A shaky global economy is pulling down the vibrant domestic market in China for liquid crystal display televisions (LCD TV), reducing growth this year to a bare sliver, according to an IHS iSuppli China Research topical report from information and analytics provider IHS.
Domestic consumption of LCD TVs in China is forecast to reach 40.5 million units by year-end, up by the slimmest of margins—a negligible 1 percent—from 40.2 million units in 2012. The exceptionally weak performance is a far cry from the robust 15 percent increase of the market last year over 2010, when LCD TV usage among the domestic population surged to 35.1 million units.
The drop will be short-lived, however, as prospects are set to improve next year. The local LCD TV market is expected to pick up from its currently debilitated state, growing 7 percent to 43.5 million units. Barring any sudden economic headwinds, the China market should continue to expand, with domestic LCD TV usage reaching 53.0 million units by 2016,.
Even with the healthy projections ahead, the stark reversal in 2012 offers a strong contrast to the performance of years past. A distinct chill has set in that has dampened consumption in an otherwise thriving sector, traceable to the tide of negative effects stemming from global economic uncertainties, IHS iSuppli believes.
Three factors, however, will help the market recover next year: economic recovery on the domestic front, stimulus policies from the Chinese government and the continuing decline of LCD TV prices.
Chinese manufacturers continue to churn out sets
In contrast to the large reduction in consumption of LCD TVs among the domestic populace, Chinese output of LCD TVs does not appear to be slackening for the year. Chinese LCD TV manufacturers—producing the sets either for export or for other global entities that hire Chinese makers as outsourced partners—will make an estimated 75.1 million LCD TVs by the end of 2012, up a solid 8 percent from 2011.
Nonetheless, the Top 6 Chinese LCD TV manufacturers continue to lose money in the business. Lacking know-how in core technologies and faced by a strong currency in the Chinese yuan, China’s foremost LCD TV makers are finding it hard to reduce cost and simultaneously develop products for the high end. Companies occupying this highest echelon include TCL, Hisense, Skyworth, Changhong, Konka and Haier.
The difficulties of the Top 6, in turn, are providing unexpected opportunities for the second rung of domestic LCD TV players, such as MTC and Tsinghua Tongfang, to move up. Enjoying lower operating costs, these Tier 2 players are ending up in better financial shape than their rivals at the very top.
Other changes are afoot
Other dramatic changes are sweeping the LCD TV supply chain in China. For instance, so-called semi-knockdown (SKD) and complete knockdown (CKD) service providers have emerged, producing TV boards with integrated chipsets and displacing traditional TV manufacturers from their own game in the process.
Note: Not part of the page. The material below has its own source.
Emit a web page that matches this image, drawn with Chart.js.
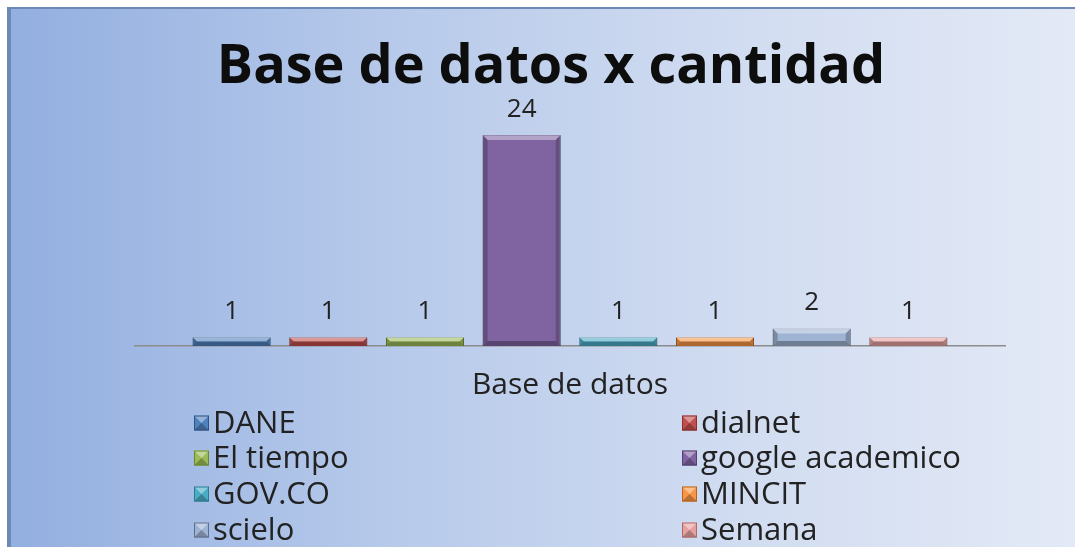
<!DOCTYPE html>
<html>
<head>
<meta charset="utf-8">
<script src="https://cdn.jsdelivr.net/npm/chart.js@4"></script>
<style>
  html, body { margin: 0; padding: 0; background: #fff; }
  #frame {
    position: absolute; left: 7px; top: 7px; right: 0; bottom: 0;
    border-left: 4px solid #6d89b5; border-top: 2px solid #6d89b5;
    background: linear-gradient(to right, #93afe0 0%, #b6c9ea 35%, #d2ddf1 70%, #e3e9f6 100%);
  }
  #chart { position: absolute; left: 0; top: 0; }
</style>
</head>
<body>
<div id="frame"></div>
<canvas id="chart" width="1075" height="547"></canvas>
<script>
// data
const sources = ['DANE', 'dialnet', 'El tiempo', 'google academico', 'GOV.CO', 'MINCIT', 'scielo', 'Semana'];
const counts = [1, 1, 1, 24, 1, 1, 2, 1];
const fills = ['#4f81bd', '#c0504d', '#9bbb59', '#8064a2', '#4bacc6', '#f79646', '#9fb3d3', '#e6a0a0'];
const edges = ['#2f5483', '#8c2f2c', '#6a8a2c', '#543f73', '#2a7a90', '#b8621d', '#5d6f8c', '#b06868'];
const axisTitle = 'Base de datos';
const chartTitle = 'Base de datos x cantidad';

const FONT = '"Open Sans", Lato, sans-serif';

// bevel look of the Excel bars
const bevelPlugin = {
    id: 'bevel',
    afterDatasetsDraw(chart) {
        const ctx = chart.ctx;
        chart.data.datasets.forEach((ds, i) => {
            chart.getDatasetMeta(i).data.forEach(bar => {
                const { x, y, base, width } = bar.getProps(['x', 'y', 'base', 'width'], true);
                const l = x - width / 2, r = x + width / 2;
                const b = Math.min(5, (base - y) / 2);
                ctx.save();
                ctx.fillStyle = 'rgba(255,255,255,0.4)';
                ctx.beginPath();
                ctx.moveTo(l, y); ctx.lineTo(r, y); ctx.lineTo(r - b, y + b); ctx.lineTo(l + b, y + b);
                ctx.fill();
                ctx.fillStyle = 'rgba(0,0,0,0.22)';
                ctx.beginPath();
                ctx.moveTo(l, y); ctx.lineTo(l + b, y + b); ctx.lineTo(l + b, base - b); ctx.lineTo(l, base);
                ctx.moveTo(r, y); ctx.lineTo(r - b, y + b); ctx.lineTo(r - b, base - b); ctx.lineTo(r, base);
                ctx.fill();
                ctx.fillStyle = 'rgba(0,0,0,0.3)';
                ctx.beginPath();
                ctx.moveTo(l, base); ctx.lineTo(l + b, base - b); ctx.lineTo(r - b, base - b); ctx.lineTo(r, base);
                ctx.fill();
                ctx.restore();
            });
        });
    }
};

// value labels above bars
const valueLabels = {
    id: 'valueLabels',
    afterDatasetsDraw(chart) {
        const ctx = chart.ctx;
        ctx.save();
        ctx.font = '26px ' + FONT;
        ctx.fillStyle = '#222';
        ctx.textAlign = 'center';
        ctx.textBaseline = 'alphabetic';
        chart.data.datasets.forEach((ds, i) => {
            chart.getDatasetMeta(i).data.forEach((bar, j) => {
                ctx.fillText(String(ds.data[j]), bar.x, bar.y - 18);
            });
        });
        ctx.restore();
    }
};

// two-column legend under the axis title
const columnLegend = {
    id: 'columnLegend',
    afterDraw(chart) {
        const ctx = chart.ctx;
        const colX = [194, 682];
        const rowY = [423, 458, 494, 530];
        ctx.save();
        ctx.font = '31px ' + FONT;
        ctx.textBaseline = 'middle';
        ctx.textAlign = 'left';
        chart.data.datasets.forEach((ds, i) => {
            const x = colX[i % 2], y = rowY[Math.floor(i / 2)];
            const s = 15;
            ctx.fillStyle = ds.backgroundColor;
            ctx.fillRect(x, y - s / 2, s, s);
            ctx.fillStyle = 'rgba(255,255,255,0.4)';
            ctx.beginPath();
            ctx.moveTo(x, y - s / 2); ctx.lineTo(x + s, y - s / 2); ctx.lineTo(x + s / 2, y);
            ctx.fill();
            ctx.fillStyle = 'rgba(0,0,0,0.25)';
            ctx.beginPath();
            ctx.moveTo(x, y + s / 2); ctx.lineTo(x + s, y + s / 2); ctx.lineTo(x + s / 2, y);
            ctx.fill();
            ctx.strokeStyle = ds.borderColor;
            ctx.lineWidth = 1;
            ctx.strokeRect(x + 0.5, y - s / 2 + 0.5, s - 1, s - 1);
            ctx.fillStyle = '#222';
            ctx.fillText(ds.label, x + s + 4, y + 1);
        });
        ctx.restore();
    }
};

new Chart(document.getElementById('chart'), {
    type: 'bar',
    data: {
        labels: [axisTitle],
        datasets: sources.map((name, i) => ({
            label: name,
            data: [counts[i]],
            backgroundColor: fills[i],
            borderColor: edges[i],
            borderWidth: 1,
            categoryPercentage: 0.889,
            barPercentage: 0.807
        }))
    },
    options: {
        responsive: false,
        animation: false,
        layout: { padding: { left: 97, right: 70, top: 0, bottom: 144 } },
        plugins: {
            legend: { display: false },
            tooltip: { enabled: false },
            title: {
                display: true,
                text: chartTitle,
                color: '#0d0d0d',
                font: { family: FONT, size: 54, weight: 'bold', lineHeight: 1.2 },
                padding: { top: 35, bottom: 0 }
            }
        },
        scales: {
            x: {
                ticks: { display: false },
                grid: { display: false, drawTicks: false },
                border: { display: true, color: '#8c8c8c', width: 1.5 },
                title: {
                    display: true,
                    text: axisTitle,
                    color: '#222',
                    font: { family: FONT, size: 30, lineHeight: 1.2 },
                    padding: { top: 21, bottom: 0 }
                }
            },
            y: {
                // hidden axis, kept only as a 38px spacer on the left
                min: 0,
                max: 28,
                ticks: { display: false },
                grid: { display: false, drawTicks: false },
                border: { display: false },
                afterFit(scale) { scale.width = 38; }
            }
        }
    },
    plugins: [bevelPlugin, valueLabels, columnLegend]
});
</script>
</body>
</html>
Another development has seen the weakening of traditional design houses—their role taken over by semiconductor suppliers now able to provide total solutions for TV manufacturers.
Elsewhere, competition within the Chinese LCD TV semiconductor space is intense but extremely lopsided. A single entity—MediaTek of Taiwan—is the dominant player after it swallowed fellow Taiwanese competitor MStar Semiconductor. The combined entity now rules 89 percent of the LCD TV chip space in China, with rival Realtek—also from Taiwan—at a very distant second with 4 percent.
The remaining 7 percent is hotly contested by nine companies—local and foreign alike. These include Shanghai-based Amlogic; Taiwanese players Sunplus Technology, Novatek and Silicon Integrated Systems; French-Italian entity STMicroelectronics via its Genesis acquisition; as well as U.S.-based Sigma Designs via Trident, along with other American firms Pixelworks, Marvell and Broadcom.
Both Qualcomm and Nvidia from California are also contemplating entering the Chinese LCD TV chip market, joining their four American cohorts in making a play for the vast Chinese LCD TV space. The TV chips that go into Chinese-made sets will increasingly peddle sophisticated features, including Internet connectivity, 3-D capabilities and light-emitting-diode (LED) backlight technology.